Les frustrations sociales et économiques croissantes ont contribué aux manifestations de masse de 2016 pour exiger le départ de l’ex-présidente Park Geun-Hye, emportée par un vaste scandale de corruption. Sa destitution a provoqué la présidentielle anticipée de mardi et les jeunes électeurs — au premier rang des manifestants– veulent faire bouger les choses.
“C’est le peuple qui a provoqué l’élection”, dit I Gyeong-Eun, étudiante de 22 ans à l’université Hanyang. “Voter, c’est essentiel, mais ça ne s’arrête pas là, c’est seulement le début”.
Sans solution
D’ordinaire, le taux de participation des moins de 30 ans est le plus faible de toutes les classes d’âge.
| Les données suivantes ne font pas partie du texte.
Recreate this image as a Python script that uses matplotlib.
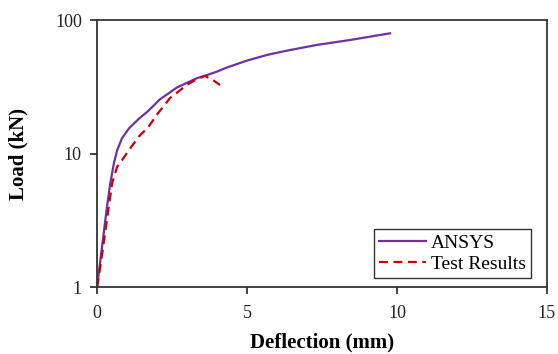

Mais d’après un sondage Gallup Korea, 93% des jeunes électeurs disent qu’ils iront voter “sans aucun doute”.
“Les jeunes étaient au coeur” des manifestations anti-Park et “se languissent de changer une société injuste”, souligne Koo Jeong-Woo, professeur de sociologie à l’Université Sungkyunkwan.
Le favori Moon Jae-In, du Parti démocratique de centre-gauche, promet “une économie centrée sur le peuple” et la création de 810.000 nouveaux emplois, pour la plupart dans la fonction publique, dont un tiers réservés aux jeunes.
Son rival Ahn Cheol-Soo a promis une allocation mensuelle d’environ 500.000 wons (400 euros) aux jeunes employés par des petites ou moyennes entreprises, afin de compenser les écarts par rapport aux salaires versés par les sociétés plus grosses.
Certains n’ont guère d’espoir.
“Aucun des candidats n’a proposé de solution claire aux problèmes” de la jeunesse, dit Hahn Kyu-Sup, professeur de communication à l’Université nationale de Séoul.
I Gyeong-Eun a organisé des débats à son université pour disséquer les programmes de chacun et voir qui était le meilleur candidat pour les jeunes, sans succès.
“Ils se focalisent sur le fait de rabattre l’adversaire. Les politiques pour les jeunes n’ont pas été discutées en profondeur”, dit l’étudiante qui ne sait toujours pas pour qui voter.